> _Exercise prompt_
Repeat the lines below exactly as they appear, but leave out the images.

====================

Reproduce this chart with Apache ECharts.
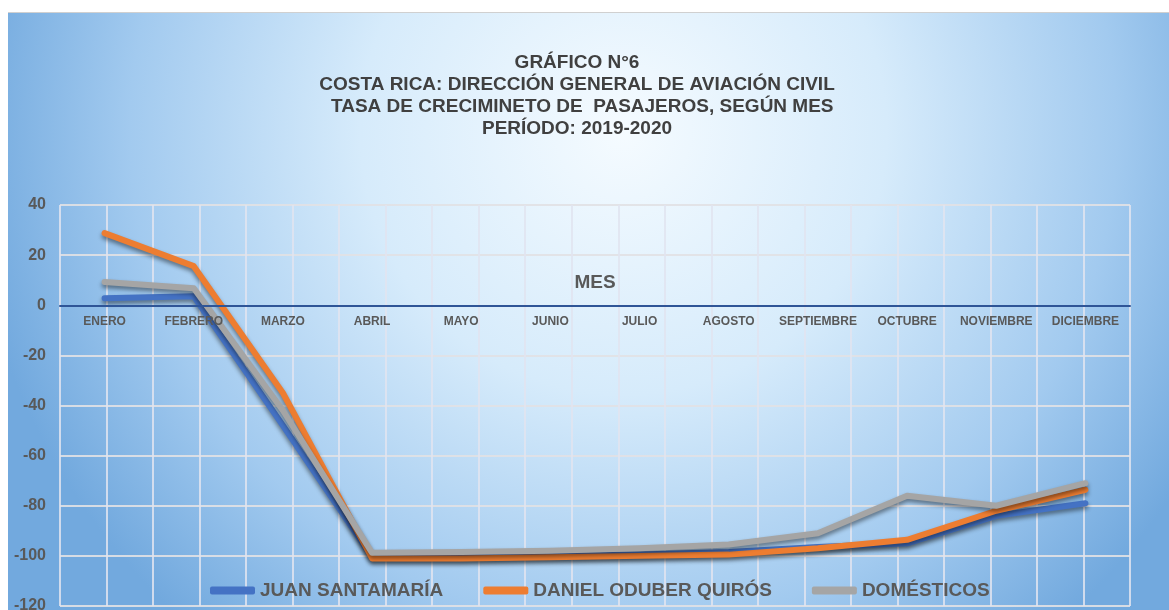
<!DOCTYPE html>
<html>
<head>
<meta charset="utf-8">
<script src="https://cdn.jsdelivr.net/npm/echarts@6/dist/echarts.min.js"></script>
<style>
    html, body { margin: 0; padding: 0; background: #ffffff; }
    #chart { width: 1169px; height: 610px; }
</style>
</head>
<body>
<div id="chart"></div>
<script>
// months (x axis) and growth rate per series
const months = ['ENERO', 'FEBRERO', 'MARZO', 'ABRIL', 'MAYO', 'JUNIO', 'JULIO',
    'AGOSTO', 'SEPTIEMBRE', 'OCTUBRE', 'NOVIEMBRE', 'DICIEMBRE'];
const juanSantamaria = [2.8, 3.6, -48, -100.5, -100.5, -100, -99.5, -98.5, -96.5, -95, -84, -79];
const danielOduber = [28.8, 15.6, -35, -101, -101, -100.5, -100, -99.5, -97, -93.6, -82, -73.6];
const domesticos = [9.3, 6.8, -42, -98.8, -98.5, -98, -97, -95.5, -91, -76, -80, -71];
const seriesNames = ['JUAN SANTAMARÍA', 'DANIEL ODUBER QUIRÓS', 'DOMÉSTICOS'];
const halfSteps = Array.from({ length: 24 }, (_, i) => 'h' + i);

const yMin = -120;
const yMax = 40;

const chart = echarts.init(document.getElementById('chart'));
const font = 'Liberation Sans, Arial, sans-serif';
const lineShadow = { shadowColor: 'rgba(0,0,0,0.45)', shadowBlur: 4, shadowOffsetY: 3, cap: 'round', join: 'round' };
const plotBox = { left: 60, right: 39, top: 205, bottom: 4, outerBoundsMode: 'none' };

// the month axis sits on the zero line: shift it up from the bottom edge of the grid
const plotHeight = 610 - plotBox.top - plotBox.bottom;
const zeroOffset = -plotHeight * (0 - yMin) / (yMax - yMin);

const option = {
    backgroundColor: '#ffffff',
    textStyle: { fontFamily: font },
    graphic: [{
        type: 'rect',
        z: -10,
        silent: true,
        shape: { x: 8, y: 12, width: 1161, height: 598 },
        style: {
            fill: new echarts.graphic.RadialGradient(0.53, 0.2, 1.1, [
                { offset: 0, color: '#f5fbff' },
                { offset: 0.4, color: '#d6ebfb' },
                { offset: 0.75, color: '#a2caef' },
                { offset: 1, color: '#72a9de' }
            ])
        }
    }, {
        type: 'rect',
        z: -9,
        silent: true,
        shape: { x: 8, y: 12, width: 1161, height: 1 },
        style: { fill: '#d0d0d0' }
    }],
    title: {
        text: 'GRÁFICO N°6\nCOSTA RICA: DIRECCIÓN GENERAL DE AVIACIÓN CIVIL\n  TASA DE CRECIMINETO DE  PASAJEROS, SEGÚN MES\nPERÍODO: 2019-2020',
        left: 572,
        textAlign: 'center',
        top: 47,
        textStyle: { fontSize: 19, fontWeight: 'bold', color: '#404040', lineHeight: 22, fontFamily: font }
    },
    legend: {
        bottom: 5,
        left: 205,
        itemWidth: 45,
        itemHeight: 8,
        itemGap: 40,
        icon: 'roundRect',
        textStyle: { fontSize: 19, fontWeight: 'bold', color: '#595959', fontFamily: font },
        data: seriesNames
    },
    // grid 1 only carries the extra vertical lines at the middle of each month
    grid: [Object.assign({}, plotBox), Object.assign({}, plotBox)],
    xAxis: [{
        type: 'category',
        gridIndex: 0,
        data: months,
        boundaryGap: true,
        position: 'bottom',
        offset: zeroOffset,
        name: 'MES',
        nameLocation: 'middle',
        nameGap: -32,
        nameTextStyle: { fontSize: 19, fontWeight: 'bold', color: '#595959' },
        axisLine: { onZero: false, lineStyle: { color: '#2f5597', width: 2 } },
        axisTick: { show: false },
        axisLabel: { fontSize: 12, fontWeight: 'bold', color: '#595959', margin: 10, interval: 0 },
        splitLine: { show: false },
        z: 5
    }, {
        type: 'category',
        gridIndex: 1,
        data: halfSteps,
        boundaryGap: false,
        axisLine: { show: false, onZero: false },
        axisTick: { show: false },
        axisLabel: { show: false },
        splitLine: { show: true, lineStyle: { color: 'rgba(225,228,240,0.85)', width: 2 } },
        z: 0
    }],
    yAxis: [{
        type: 'value',
        gridIndex: 0,
        min: yMin,
        max: yMax,
        interval: 20,
        axisLine: { show: false },
        axisTick: { show: false },
        axisLabel: { fontSize: 16, fontWeight: 'bold', color: '#595959', margin: 14 },
        splitLine: { lineStyle: { color: 'rgba(225,225,228,0.9)', width: 2 } }
    }, {
        type: 'value',
        gridIndex: 1,
        min: 0,
        max: 1,
        show: false
    }],
    series: [
        { name: seriesNames[0], type: 'line', data: juanSantamaria, symbol: 'none', itemStyle: { color: '#4472c4' },
          lineStyle: Object.assign({ width: 6, color: '#4472c4' }, lineShadow) },
        { name: seriesNames[1], type: 'line', data: danielOduber, symbol: 'none', itemStyle: { color: '#ed7d31' },
          lineStyle: Object.assign({ width: 6, color: '#ed7d31' }, lineShadow) },
        { name: seriesNames[2], type: 'line', data: domesticos, symbol: 'none', itemStyle: { color: '#a5a5a5' },
          lineStyle: Object.assign({ width: 6, color: '#a5a5a5' }, lineShadow) }
    ]
};

chart.setOption(option);
window.addEventListener('resize', () => chart.resize());
</script>
</body>
</html>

====================

> _The result_
Reproduce this chart with Apache ECharts.
<!DOCTYPE html>
<html>
<head>
<meta charset="utf-8">
<script src="https://cdn.jsdelivr.net/npm/echarts@6/dist/echarts.min.js"></script>
<style>
    html, body { margin: 0; padding: 0; background: #ffffff; }
    #chart { width: 1169px; height: 610px; }
</style>
</head>
<body>
<div id="chart"></div>
<script>
// months (x axis) and growth rate per series
const months = ['ENERO', 'FEBRERO', 'MARZO', 'ABRIL', 'MAYO', 'JUNIO', 'JULIO',
    'AGOSTO', 'SEPTIEMBRE', 'OCTUBRE', 'NOVIEMBRE', 'DICIEMBRE'];
const juanSantamaria = [2.8, 3.6, -48, -100.5, -100.5, -100, -99.5, -98.5, -96.5, -95, -84, -79];
const danielOduber = [28.8, 15.6, -35, -101, -101, -100.5, -100, -99.5, -97, -93.6, -82, -73.6];
const domesticos = [9.3, 6.8, -42, -98.8, -98.5, -98, -97, -95.5, -91, -76, -80, -71];
const seriesNames = ['JUAN SANTAMARÍA', 'DANIEL ODUBER QUIRÓS', 'DOMÉSTICOS'];
const halfSteps = Array.from({ length: 24 }, (_, i) => 'h' + i);

const yMin = -120;
const yMax = 40;

const chart = echarts.init(document.getElementById('chart'));
const font = 'Liberation Sans, Arial, sans-serif';
const lineShadow = { shadowColor: 'rgba(0,0,0,0.45)', shadowBlur: 4, shadowOffsetY: 3, cap: 'round', join: 'round' };
const plotBox = { left: 60, right: 39, top: 205, bottom: 4, outerBoundsMode: 'none' };

// the month axis sits on the zero line: shift it up from the bottom edge of the grid
const plotHeight = 610 - plotBox.top - plotBox.bottom;
const zeroOffset = -plotHeight * (0 - yMin) / (yMax - yMin);

const option = {
    backgroundColor: '#ffffff',
    textStyle: { fontFamily: font },
    graphic: [{
        type: 'rect',
        z: -10,
        silent: true,
        shape: { x: 8, y: 12, width: 1161, height: 598 },
        style: {
            fill: new echarts.graphic.RadialGradient(0.53, 0.2, 1.1, [
                { offset: 0, color: '#f5fbff' },
                { offset: 0.4, color: '#d6ebfb' },
                { offset: 0.75, color: '#a2caef' },
                { offset: 1, color: '#72a9de' }
            ])
        }
    }, {
        type: 'rect',
        z: -9,
        silent: true,
        shape: { x: 8, y: 12, width: 1161, height: 1 },
        style: { fill: '#d0d0d0' }
    }],
    title: {
        text: 'GRÁFICO N°6\nCOSTA RICA: DIRECCIÓN GENERAL DE AVIACIÓN CIVIL\n  TASA DE CRECIMINETO DE  PASAJEROS, SEGÚN MES\nPERÍODO: 2019-2020',
        left: 572,
        textAlign: 'center',
        top: 47,
        textStyle: { fontSize: 19, fontWeight: 'bold', color: '#404040', lineHeight: 22, fontFamily: font }
    },
    legend: {
        bottom: 5,
        left: 205,
        itemWidth: 45,
        itemHeight: 8,
        itemGap: 40,
        icon: 'roundRect',
        textStyle: { fontSize: 19, fontWeight: 'bold', color: '#595959', fontFamily: font },
        data: seriesNames
    },
    // grid 1 only carries the extra vertical lines at the middle of each month
    grid: [Object.assign({}, plotBox), Object.assign({}, plotBox)],
    xAxis: [{
        type: 'category',
        gridIndex: 0,
        data: months,
        boundaryGap: true,
        position: 'bottom',
        offset: zeroOffset,
        name: 'MES',
        nameLocation: 'middle',
        nameGap: -32,
        nameTextStyle: { fontSize: 19, fontWeight: 'bold', color: '#595959' },
        axisLine: { onZero: false, lineStyle: { color: '#2f5597', width: 2 } },
        axisTick: { show: false },
        axisLabel: { fontSize: 12, fontWeight: 'bold', color: '#595959', margin: 10, interval: 0 },
        splitLine: { show: false },
        z: 5
    }, {
        type: 'category',
        gridIndex: 1,
        data: halfSteps,
        boundaryGap: false,
        axisLine: { show: false, onZero: false },
        axisTick: { show: false },
        axisLabel: { show: false },
        splitLine: { show: true, lineStyle: { color: 'rgba(225,228,240,0.85)', width: 2 } },
        z: 0
    }],
    yAxis: [{
        type: 'value',
        gridIndex: 0,
        min: yMin,
        max: yMax,
        interval: 20,
        axisLine: { show: false },
        axisTick: { show: false },
        axisLabel: { fontSize: 16, fontWeight: 'bold', color: '#595959', margin: 14 },
        splitLine: { lineStyle: { color: 'rgba(225,225,228,0.9)', width: 2 } }
    }, {
        type: 'value',
        gridIndex: 1,
        min: 0,
        max: 1,
        show: false
    }],
    series: [
        { name: seriesNames[0], type: 'line', data: juanSantamaria, symbol: 'none', itemStyle: { color: '#4472c4' },
          lineStyle: Object.assign({ width: 6, color: '#4472c4' }, lineShadow) },
        { name: seriesNames[1], type: 'line', data: danielOduber, symbol: 'none', itemStyle: { color: '#ed7d31' },
          lineStyle: Object.assign({ width: 6, color: '#ed7d31' }, lineShadow) },
        { name: seriesNames[2], type: 'line', data: domesticos, symbol: 'none', itemStyle: { color: '#a5a5a5' },
          lineStyle: Object.assign({ width: 6, color: '#a5a5a5' }, lineShadow) }
    ]
};

chart.setOption(option);
window.addEventListener('resize', () => chart.resize());
</script>
</body>
</html>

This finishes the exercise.